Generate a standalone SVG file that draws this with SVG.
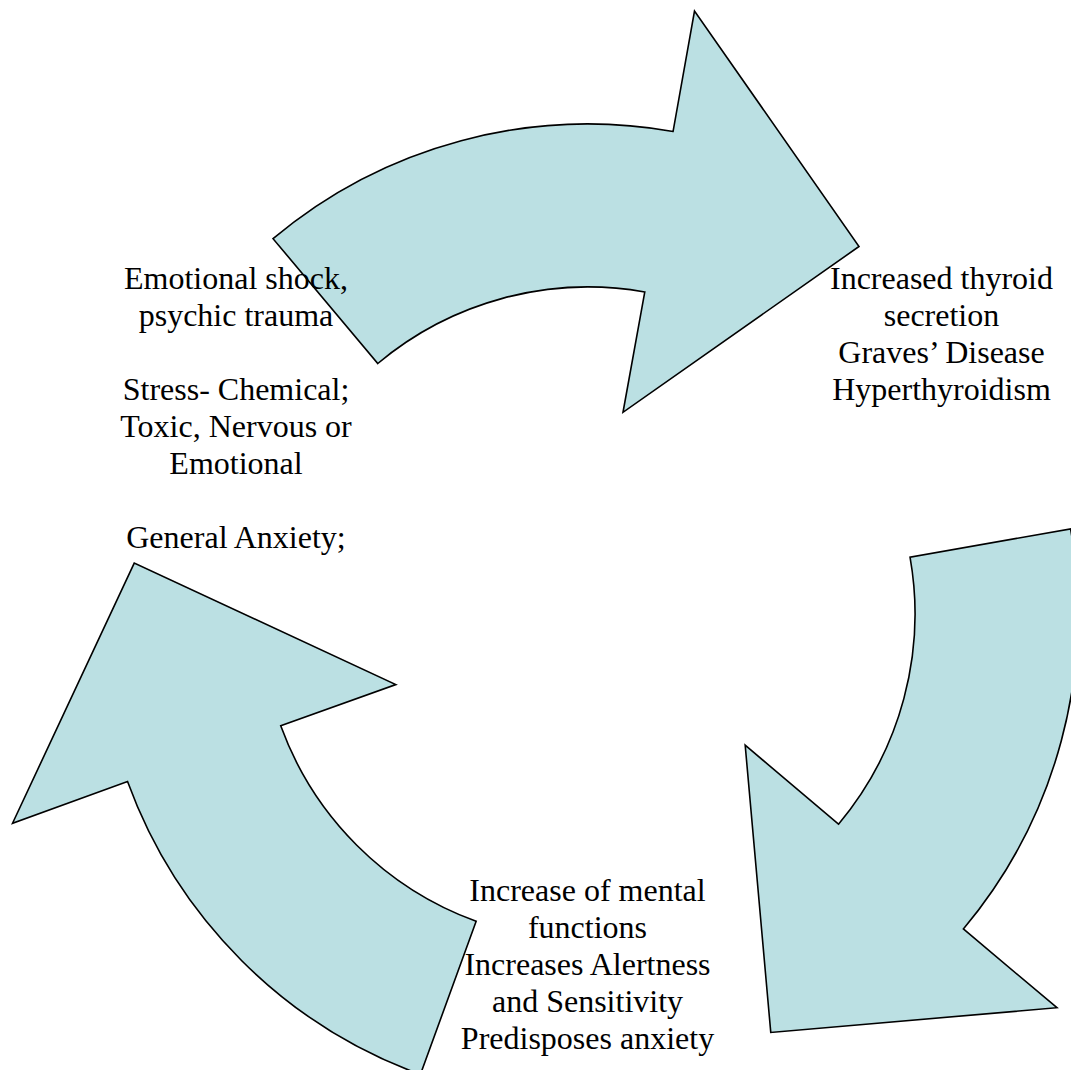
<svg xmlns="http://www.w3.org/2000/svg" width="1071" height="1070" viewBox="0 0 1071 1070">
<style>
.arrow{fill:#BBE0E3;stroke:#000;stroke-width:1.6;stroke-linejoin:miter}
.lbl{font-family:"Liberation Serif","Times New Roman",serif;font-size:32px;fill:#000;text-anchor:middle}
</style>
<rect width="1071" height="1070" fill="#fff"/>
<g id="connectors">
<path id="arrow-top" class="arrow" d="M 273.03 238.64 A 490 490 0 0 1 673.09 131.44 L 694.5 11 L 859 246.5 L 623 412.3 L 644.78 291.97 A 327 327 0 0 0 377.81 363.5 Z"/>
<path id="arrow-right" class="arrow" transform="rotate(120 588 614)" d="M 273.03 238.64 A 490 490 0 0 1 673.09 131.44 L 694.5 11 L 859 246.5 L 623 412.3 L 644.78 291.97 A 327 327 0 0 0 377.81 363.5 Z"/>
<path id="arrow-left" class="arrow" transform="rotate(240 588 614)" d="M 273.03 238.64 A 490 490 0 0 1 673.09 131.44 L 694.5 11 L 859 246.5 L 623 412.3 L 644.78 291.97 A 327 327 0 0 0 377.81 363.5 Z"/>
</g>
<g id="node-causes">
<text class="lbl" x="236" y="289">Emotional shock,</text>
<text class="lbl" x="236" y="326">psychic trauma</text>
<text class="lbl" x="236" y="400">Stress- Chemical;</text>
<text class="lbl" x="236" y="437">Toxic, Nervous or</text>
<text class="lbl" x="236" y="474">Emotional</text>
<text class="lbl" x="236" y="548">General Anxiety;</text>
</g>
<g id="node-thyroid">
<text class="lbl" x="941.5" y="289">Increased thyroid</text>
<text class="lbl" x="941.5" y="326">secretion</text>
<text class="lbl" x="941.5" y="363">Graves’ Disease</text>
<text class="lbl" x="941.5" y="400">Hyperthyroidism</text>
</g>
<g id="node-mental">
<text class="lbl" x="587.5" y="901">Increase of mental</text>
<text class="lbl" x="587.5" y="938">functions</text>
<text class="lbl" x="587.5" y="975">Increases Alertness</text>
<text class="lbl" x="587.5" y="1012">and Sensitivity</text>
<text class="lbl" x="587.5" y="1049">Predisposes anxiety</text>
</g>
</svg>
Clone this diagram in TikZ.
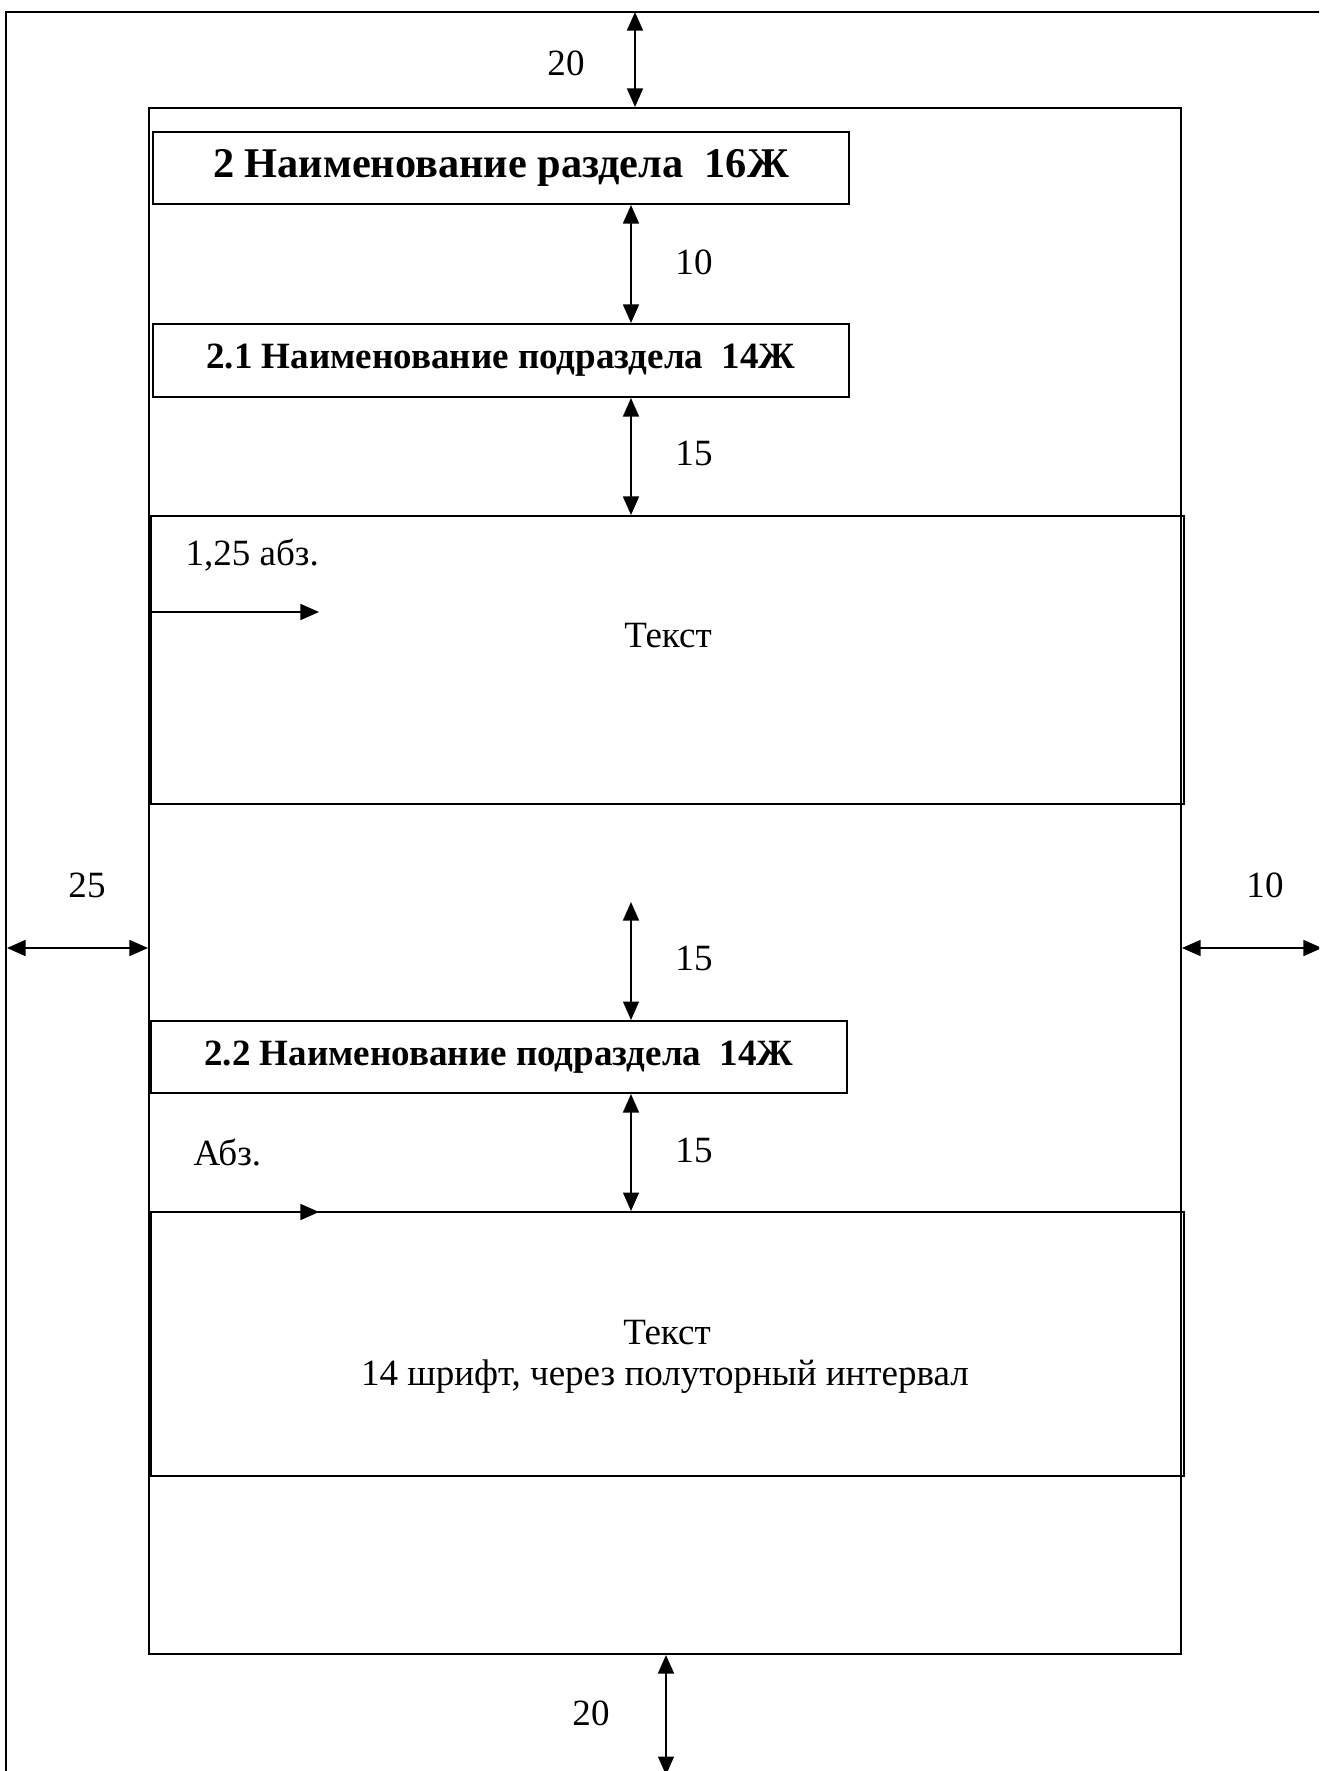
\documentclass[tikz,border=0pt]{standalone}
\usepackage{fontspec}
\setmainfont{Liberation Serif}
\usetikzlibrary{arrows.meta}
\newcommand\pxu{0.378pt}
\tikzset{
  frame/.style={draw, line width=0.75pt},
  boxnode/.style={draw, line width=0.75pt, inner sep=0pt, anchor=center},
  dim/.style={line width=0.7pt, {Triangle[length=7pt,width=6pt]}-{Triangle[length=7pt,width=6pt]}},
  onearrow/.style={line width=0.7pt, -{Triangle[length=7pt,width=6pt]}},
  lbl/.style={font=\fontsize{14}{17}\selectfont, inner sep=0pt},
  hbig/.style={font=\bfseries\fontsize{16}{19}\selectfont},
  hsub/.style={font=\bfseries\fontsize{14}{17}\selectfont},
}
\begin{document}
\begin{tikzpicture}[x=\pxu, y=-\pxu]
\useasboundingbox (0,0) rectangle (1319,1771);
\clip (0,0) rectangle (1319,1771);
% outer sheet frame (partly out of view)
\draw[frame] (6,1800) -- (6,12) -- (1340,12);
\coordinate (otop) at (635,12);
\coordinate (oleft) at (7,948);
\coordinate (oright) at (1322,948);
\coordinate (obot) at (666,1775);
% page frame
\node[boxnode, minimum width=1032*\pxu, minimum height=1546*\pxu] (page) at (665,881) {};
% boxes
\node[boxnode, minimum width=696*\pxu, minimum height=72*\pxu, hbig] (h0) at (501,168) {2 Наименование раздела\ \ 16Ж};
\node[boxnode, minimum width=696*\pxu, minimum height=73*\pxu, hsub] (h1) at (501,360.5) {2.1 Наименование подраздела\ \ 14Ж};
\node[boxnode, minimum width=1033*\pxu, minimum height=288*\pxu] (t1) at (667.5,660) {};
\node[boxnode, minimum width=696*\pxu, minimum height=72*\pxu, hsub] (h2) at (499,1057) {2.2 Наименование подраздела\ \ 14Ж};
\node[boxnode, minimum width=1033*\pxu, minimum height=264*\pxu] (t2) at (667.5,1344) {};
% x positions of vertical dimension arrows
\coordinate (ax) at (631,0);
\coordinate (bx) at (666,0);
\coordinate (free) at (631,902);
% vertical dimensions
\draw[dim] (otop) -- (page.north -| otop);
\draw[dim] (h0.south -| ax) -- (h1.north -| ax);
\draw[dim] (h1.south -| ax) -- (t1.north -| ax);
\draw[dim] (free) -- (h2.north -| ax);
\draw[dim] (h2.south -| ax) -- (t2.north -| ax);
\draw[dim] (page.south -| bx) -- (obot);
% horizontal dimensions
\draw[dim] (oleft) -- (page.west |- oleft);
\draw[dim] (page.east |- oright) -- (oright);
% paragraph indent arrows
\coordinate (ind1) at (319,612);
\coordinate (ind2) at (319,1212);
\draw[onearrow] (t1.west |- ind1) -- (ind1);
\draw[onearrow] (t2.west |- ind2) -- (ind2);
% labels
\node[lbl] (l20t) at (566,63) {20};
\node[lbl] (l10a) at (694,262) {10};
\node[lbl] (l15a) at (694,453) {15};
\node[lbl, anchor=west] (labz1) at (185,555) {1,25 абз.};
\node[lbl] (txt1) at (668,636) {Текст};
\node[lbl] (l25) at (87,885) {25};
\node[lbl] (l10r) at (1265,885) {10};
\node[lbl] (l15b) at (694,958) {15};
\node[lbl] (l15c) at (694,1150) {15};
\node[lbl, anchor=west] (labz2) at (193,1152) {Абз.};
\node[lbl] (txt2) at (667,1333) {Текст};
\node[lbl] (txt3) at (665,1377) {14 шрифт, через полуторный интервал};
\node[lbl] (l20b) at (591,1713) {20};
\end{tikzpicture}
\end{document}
++++
=== Directions ===
Copy out the records above in full, exactly as written, but not the pictures.

=== Result of the exercise ===
Generate a standalone SVG file that draws this with SVG.
<svg xmlns="http://www.w3.org/2000/svg" width="1071" height="1070" viewBox="0 0 1071 1070">
<style>
.arrow{fill:#BBE0E3;stroke:#000;stroke-width:1.6;stroke-linejoin:miter}
.lbl{font-family:"Liberation Serif","Times New Roman",serif;font-size:32px;fill:#000;text-anchor:middle}
</style>
<rect width="1071" height="1070" fill="#fff"/>
<g id="connectors">
<path id="arrow-top" class="arrow" d="M 273.03 238.64 A 490 490 0 0 1 673.09 131.44 L 694.5 11 L 859 246.5 L 623 412.3 L 644.78 291.97 A 327 327 0 0 0 377.81 363.5 Z"/>
<path id="arrow-right" class="arrow" transform="rotate(120 588 614)" d="M 273.03 238.64 A 490 490 0 0 1 673.09 131.44 L 694.5 11 L 859 246.5 L 623 412.3 L 644.78 291.97 A 327 327 0 0 0 377.81 363.5 Z"/>
<path id="arrow-left" class="arrow" transform="rotate(240 588 614)" d="M 273.03 238.64 A 490 490 0 0 1 673.09 131.44 L 694.5 11 L 859 246.5 L 623 412.3 L 644.78 291.97 A 327 327 0 0 0 377.81 363.5 Z"/>
</g>
<g id="node-causes">
<text class="lbl" x="236" y="289">Emotional shock,</text>
<text class="lbl" x="236" y="326">psychic trauma</text>
<text class="lbl" x="236" y="400">Stress- Chemical;</text>
<text class="lbl" x="236" y="437">Toxic, Nervous or</text>
<text class="lbl" x="236" y="474">Emotional</text>
<text class="lbl" x="236" y="548">General Anxiety;</text>
</g>
<g id="node-thyroid">
<text class="lbl" x="941.5" y="289">Increased thyroid</text>
<text class="lbl" x="941.5" y="326">secretion</text>
<text class="lbl" x="941.5" y="363">Graves’ Disease</text>
<text class="lbl" x="941.5" y="400">Hyperthyroidism</text>
</g>
<g id="node-mental">
<text class="lbl" x="587.5" y="901">Increase of mental</text>
<text class="lbl" x="587.5" y="938">functions</text>
<text class="lbl" x="587.5" y="975">Increases Alertness</text>
<text class="lbl" x="587.5" y="1012">and Sensitivity</text>
<text class="lbl" x="587.5" y="1049">Predisposes anxiety</text>
</g>
</svg>
Clone this diagram in TikZ.
\documentclass[tikz,border=0pt]{standalone}
\usepackage{fontspec}
\setmainfont{Liberation Serif}
\usetikzlibrary{arrows.meta}
\newcommand\pxu{0.378pt}
\tikzset{
  frame/.style={draw, line width=0.75pt},
  boxnode/.style={draw, line width=0.75pt, inner sep=0pt, anchor=center},
  dim/.style={line width=0.7pt, {Triangle[length=7pt,width=6pt]}-{Triangle[length=7pt,width=6pt]}},
  onearrow/.style={line width=0.7pt, -{Triangle[length=7pt,width=6pt]}},
  lbl/.style={font=\fontsize{14}{17}\selectfont, inner sep=0pt},
  hbig/.style={font=\bfseries\fontsize{16}{19}\selectfont},
  hsub/.style={font=\bfseries\fontsize{14}{17}\selectfont},
}
\begin{document}
\begin{tikzpicture}[x=\pxu, y=-\pxu]
\useasboundingbox (0,0) rectangle (1319,1771);
\clip (0,0) rectangle (1319,1771);
% outer sheet frame (partly out of view)
\draw[frame] (6,1800) -- (6,12) -- (1340,12);
\coordinate (otop) at (635,12);
\coordinate (oleft) at (7,948);
\coordinate (oright) at (1322,948);
\coordinate (obot) at (666,1775);
% page frame
\node[boxnode, minimum width=1032*\pxu, minimum height=1546*\pxu] (page) at (665,881) {};
% boxes
\node[boxnode, minimum width=696*\pxu, minimum height=72*\pxu, hbig] (h0) at (501,168) {2 Наименование раздела\ \ 16Ж};
\node[boxnode, minimum width=696*\pxu, minimum height=73*\pxu, hsub] (h1) at (501,360.5) {2.1 Наименование подраздела\ \ 14Ж};
\node[boxnode, minimum width=1033*\pxu, minimum height=288*\pxu] (t1) at (667.5,660) {};
\node[boxnode, minimum width=696*\pxu, minimum height=72*\pxu, hsub] (h2) at (499,1057) {2.2 Наименование подраздела\ \ 14Ж};
\node[boxnode, minimum width=1033*\pxu, minimum height=264*\pxu] (t2) at (667.5,1344) {};
% x positions of vertical dimension arrows
\coordinate (ax) at (631,0);
\coordinate (bx) at (666,0);
\coordinate (free) at (631,902);
% vertical dimensions
\draw[dim] (otop) -- (page.north -| otop);
\draw[dim] (h0.south -| ax) -- (h1.north -| ax);
\draw[dim] (h1.south -| ax) -- (t1.north -| ax);
\draw[dim] (free) -- (h2.north -| ax);
\draw[dim] (h2.south -| ax) -- (t2.north -| ax);
\draw[dim] (page.south -| bx) -- (obot);
% horizontal dimensions
\draw[dim] (oleft) -- (page.west |- oleft);
\draw[dim] (page.east |- oright) -- (oright);
% paragraph indent arrows
\coordinate (ind1) at (319,612);
\coordinate (ind2) at (319,1212);
\draw[onearrow] (t1.west |- ind1) -- (ind1);
\draw[onearrow] (t2.west |- ind2) -- (ind2);
% labels
\node[lbl] (l20t) at (566,63) {20};
\node[lbl] (l10a) at (694,262) {10};
\node[lbl] (l15a) at (694,453) {15};
\node[lbl, anchor=west] (labz1) at (185,555) {1,25 абз.};
\node[lbl] (txt1) at (668,636) {Текст};
\node[lbl] (l25) at (87,885) {25};
\node[lbl] (l10r) at (1265,885) {10};
\node[lbl] (l15b) at (694,958) {15};
\node[lbl] (l15c) at (694,1150) {15};
\node[lbl, anchor=west] (labz2) at (193,1152) {Абз.};
\node[lbl] (txt2) at (667,1333) {Текст};
\node[lbl] (txt3) at (665,1377) {14 шрифт, через полуторный интервал};
\node[lbl] (l20b) at (591,1713) {20};
\end{tikzpicture}
\end{document}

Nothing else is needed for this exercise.